Norman06 30 janvier 2011
Incendies - Denis Villeneuve - critique
Dommage que la mise en scène télévisuelle et des maladresses (ralentis, musique emphatique...) atténuent la portée de l’ensemble. Mais le scénario est l’un des plus forts de ces dernières années, mêlant drame familial et politique, psychanalyse et thriller. L’aspect lisse du traitement contraste alors avec un sentiment d’horreur et d’oppression sordide qui fait la puissance de l’œuvre. Lubna Azabal s’impose en outre comme une grande tragédienne de l’écran.
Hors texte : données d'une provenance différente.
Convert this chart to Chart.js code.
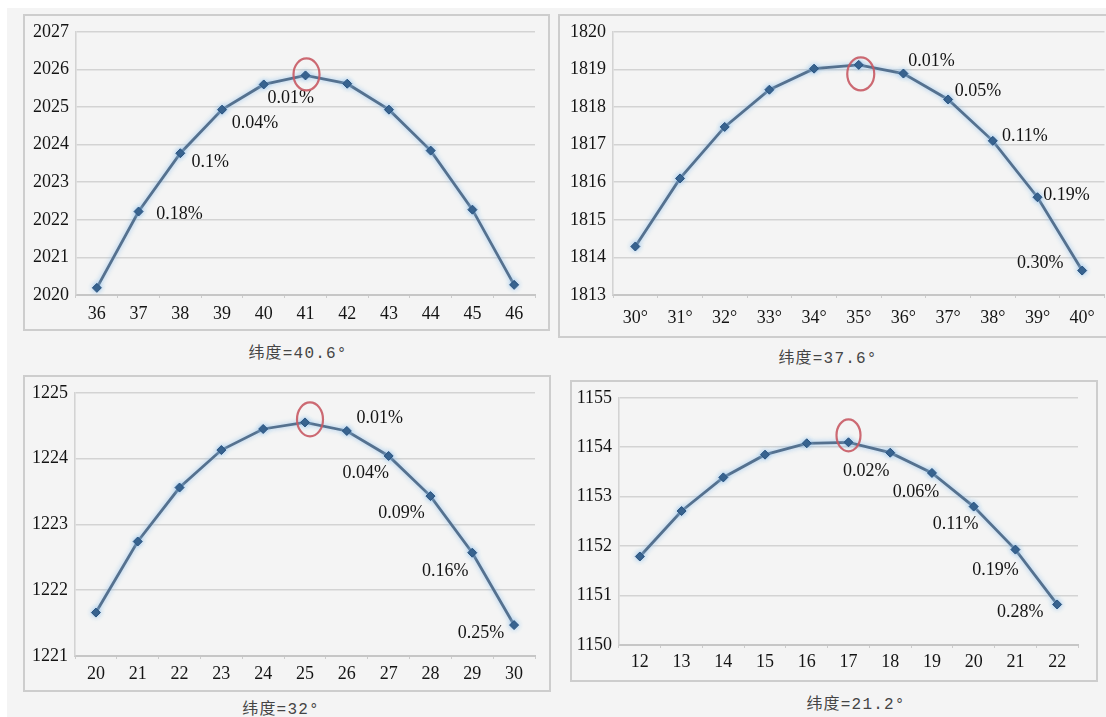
<!DOCTYPE html>
<html>
<head>
<meta charset="utf-8">
<script src="https://cdn.jsdelivr.net/npm/chart.js@4.4.1/dist/chart.umd.min.js"></script>
<style>
  html, body { margin: 0; padding: 0; background: #ffffff; width: 1106px; height: 717px; overflow: hidden; }
  #sheet { position: absolute; left: 7px; top: 8px; width: 1099px; height: 709px; background: #f4f4f4; }
  .box { position: absolute; }
  .box canvas { position: absolute; left: 0; top: 0; }
  .frame { position: absolute; border: 2px solid #cdcdcd; box-sizing: border-box; pointer-events: none; }
  .cap { position: absolute; font: 16px "Liberation Mono", "Noto Sans CJK SC", monospace; color: #454545;
         letter-spacing: 1.2px; transform: translate(-50%, -50%); white-space: nowrap; }
</style>
</head>
<body>
<div id="sheet"></div>
<script>
// ---- data: latitude 40.6° ----
const lat40Cats   = ['36', '37', '38', '39', '40', '41', '42', '43', '44', '45', '46'];
const lat40Values = [2020.19, 2022.22, 2023.77, 2024.93, 2025.60, 2025.84, 2025.62, 2024.93, 2023.84, 2022.27, 2020.27];
const lat40Pct    = [null, '0.18%', '0.1%', '0.04%', '0.01%', null, null, null, null, null, null];
const lat40Ticks  = [2020, 2021, 2022, 2023, 2024, 2025, 2026, 2027];

// ---- data: latitude 37.6° ----
const lat37Cats   = ['30°', '31°', '32°', '33°', '34°', '35°', '36°', '37°', '38°', '39°', '40°'];
const lat37Values = [1814.29, 1816.10, 1817.47, 1818.46, 1819.02, 1819.12, 1818.89, 1818.20, 1817.10, 1815.60, 1813.65];
const lat37Pct    = [null, null, null, null, null, null, '0.01%', '0.05%', '0.11%', '0.19%', '0.30%'];
const lat37Ticks  = [1813, 1814, 1815, 1816, 1817, 1818, 1819, 1820];

// ---- data: latitude 32° ----
const lat32Cats   = ['20', '21', '22', '23', '24', '25', '26', '27', '28', '29', '30'];
const lat32Values = [1221.66, 1222.74, 1223.56, 1224.13, 1224.45, 1224.55, 1224.42, 1224.04, 1223.43, 1222.57, 1221.47];
const lat32Pct    = [null, null, null, null, null, null, '0.01%', '0.04%', '0.09%', '0.16%', '0.25%'];
const lat32Ticks  = [1221, 1222, 1223, 1224, 1225];

// ---- data: latitude 21.2° ----
const lat21Cats   = ['12', '13', '14', '15', '16', '17', '18', '19', '20', '21', '22'];
const lat21Values = [1151.79, 1152.71, 1153.39, 1153.85, 1154.08, 1154.10, 1153.89, 1153.48, 1152.80, 1151.93, 1150.82];
const lat21Pct    = [null, null, null, null, null, null, '0.02%', '0.06%', '0.11%', '0.19%', '0.28%'];
const lat21Ticks  = [1150, 1151, 1152, 1153, 1154, 1155];

// ---- layout of the four panels (page pixels) ----
const panels = [
  { cats: lat40Cats, values: lat40Values, pct: lat40Pct, ticks: lat40Ticks, caption: '纬度=40.6°',
    frame: { x: 23, y: 14, w: 527, h: 317 }, area: { l: 76, r: 535, t: 31, b: 295 }, tickGap: 9,
    capPos: { x: 298, y: 351 },
    pctOffsets: { 1: [41, 3], 2: [30, 9], 3: [33, 14], 4: [27, 14] },
    ring: { dx: 1, dy: -1, w: 26, h: 32 } },
  { cats: lat37Cats, values: lat37Values, pct: lat37Pct, ticks: lat37Ticks, caption: '纬度=37.6°',
    frame: { x: 558, y: 14, w: 552, h: 324 }, area: { l: 613, r: 1106, t: 27, b: 295 }, tickGap: 13,
    capPos: { x: 828, y: 356 },
    pctOffsets: { 6: [28, -12], 7: [30, -8], 8: [32, -5], 9: [29, -2], 10: [-42, -7] },
    ring: { dx: 2, dy: 9, w: 27, h: 33 } },
  { cats: lat32Cats, values: lat32Values, pct: lat32Pct, ticks: lat32Ticks, caption: '纬度=32°',
    frame: { x: 23, y: 375, w: 528, h: 317 }, area: { l: 75, r: 535, t: 392, b: 656 }, tickGap: 8,
    capPos: { x: 281, y: 707 },
    pctOffsets: { 6: [33, -13], 7: [-23, 17], 8: [-29, 17], 9: [-27, 19], 10: [-33, 8] },
    ring: { dx: 5, dy: -3, w: 26, h: 34 } },
  { cats: lat21Cats, values: lat21Values, pct: lat21Pct, ticks: lat21Ticks, caption: '纬度=21.2°',
    frame: { x: 570, y: 380, w: 528, h: 302 }, area: { l: 619, r: 1078, t: 390, b: 645 }, tickGap: 7,
    capPos: { x: 856, y: 702 },
    pctOffsets: { 6: [-24, 19], 7: [-16, 19], 8: [-18, 18], 9: [-20, 21], 10: [-37, 8] },
    ring: { dx: 0, dy: -7, w: 24, h: 32 } }
];

// soft blue glow under the series line, as in spreadsheet charts
const glowPlugin = {
  id: 'glow',
  beforeDatasetDraw(chart) {
    const ctx = chart.ctx;
    ctx.save();
    ctx.shadowColor = 'rgba(140,190,235,0.9)';
    ctx.shadowBlur = 5;
  },
  afterDatasetDraw(chart) { chart.ctx.restore(); }
};

// percentage deviation labels next to the points
const pctPlugin = {
  id: 'pctLabels',
  afterDatasetsDraw(chart, args, opts) {
    const ctx = chart.ctx;
    const pts = chart.getDatasetMeta(0).data;
    ctx.save();
    ctx.font = '18px "Liberation Serif", "Times New Roman", serif';
    ctx.fillStyle = '#141414';
    ctx.textAlign = 'center';
    ctx.textBaseline = 'middle';
    opts.texts.forEach((t, i) => {
      if (!t) return;
      const off = opts.offsets[i] || [0, 0];
      ctx.fillText(t, pts[i].x + off[0], pts[i].y + off[1]);
    });
    ctx.restore();
  }
};

// red ring marking the maximum of the series
const ringPlugin = {
  id: 'peakRing',
  afterDatasetsDraw(chart, args, opts) {
    const vals = chart.data.datasets[0].data;
    let k = 0;
    vals.forEach((v, i) => { if (v > vals[k]) k = i; });
    const p = chart.getDatasetMeta(0).data[k];
    const ctx = chart.ctx;
    ctx.save();
    ctx.strokeStyle = 'rgba(200,90,100,0.9)';
    ctx.lineWidth = 2.2;
    ctx.beginPath();
    ctx.ellipse(p.x + opts.dx, p.y + opts.dy, opts.w / 2, opts.h / 2, 0, 0, Math.PI * 2);
    ctx.stroke();
    ctx.restore();
  }
};

const sheet = document.body;
const serif = { family: '"Liberation Serif", "Times New Roman", serif', size: 18 };

panels.forEach(p => {
  const f = p.frame;
  const box = document.createElement('div');
  box.className = 'box';
  Object.assign(box.style, { left: f.x + 'px', top: f.y + 'px', width: f.w + 'px', height: f.h + 'px' });
  const cv = document.createElement('canvas');
  cv.width = f.w; cv.height = f.h;
  box.appendChild(cv);
  sheet.appendChild(box);

  const frame = document.createElement('div');
  frame.className = 'frame';
  Object.assign(frame.style, { left: f.x + 'px', top: f.y + 'px', width: f.w + 'px', height: f.h + 'px' });
  sheet.appendChild(frame);

  const cap = document.createElement('div');
  cap.className = 'cap';
  cap.textContent = p.caption;
  Object.assign(cap.style, { left: p.capPos.x + 'px', top: p.capPos.y + 'px' });
  sheet.appendChild(cap);

  const leftW = p.area.l - f.x;
  const bottomH = (f.y + f.h) - p.area.b;

  new Chart(cv, {
    type: 'line',
    data: {
      labels: p.cats,
      datasets: [{
        data: p.values,
        borderColor: '#55718f',
        borderWidth: 2.8,
        tension: 0,
        pointStyle: 'rectRot',
        pointRadius: 4.5,
        pointBackgroundColor: '#2a5480',
        pointBorderColor: '#2a5480',
        pointBorderWidth: 1
      }]
    },
    options: {
      responsive: false,
      animation: false,
      events: [],
      layout: { padding: { top: p.area.t - f.y, right: (f.x + f.w) - p.area.r, left: 0, bottom: 0 } },
      plugins: {
        legend: { display: false },
        tooltip: { enabled: false },
        pctLabels: { texts: p.pct, offsets: p.pctOffsets },
        peakRing: p.ring
      },
      scales: {
        x: {
          type: 'category',
          offset: true,
          afterFit(s) { s.height = bottomH; },
          grid: { display: true, drawOnChartArea: false, drawTicks: true, tickLength: 3, offset: true, color: '#cccccc', lineWidth: 1 },
          border: { display: true, color: '#c6c6c6', width: 2 },
          ticks: { font: serif, color: '#141414', padding: p.tickGap - 4, maxRotation: 0, autoSkip: false }
        },
        y: {
          min: p.ticks[0],
          max: p.ticks[p.ticks.length - 1],
          afterFit(s) { s.width = leftW; },
          afterBuildTicks(s) { s.ticks = p.ticks.map(v => ({ value: v })); },
          grid: { color: '#d3d3d3', lineWidth: 1.6, drawTicks: false },
          border: { display: true, color: '#d3d3d3', width: 1.6 },
          ticks: { font: serif, color: '#141414', padding: 7, callback: v => String(v) }
        }
      }
    },
    plugins: [glowPlugin, pctPlugin, ringPlugin]
  });
});
</script>
</body>
</html>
Frédéric de Vençay 31 mars 2011
Incendies - Denis Villeneuve - critique
Avant d’être un choc frontal et une réflexion abstraite et saisissante sur les ravages de la guerre, "Incendies" est une réactualisation hautement casse-gueule des topoi de la tragédie grecque (références antiques en pagaille, Oedipe, Antigone, Electre, Ulysse...). Le pari est réussi au-delà des espérances. Quelques maladresse n’atténuent pas la force frappe étourdissante du récit, soutenu par des interprètes sensass. Le vainqueur logique de l’Oscar du meilleur film étranger cette année, supplanté par le molasson "Revenge".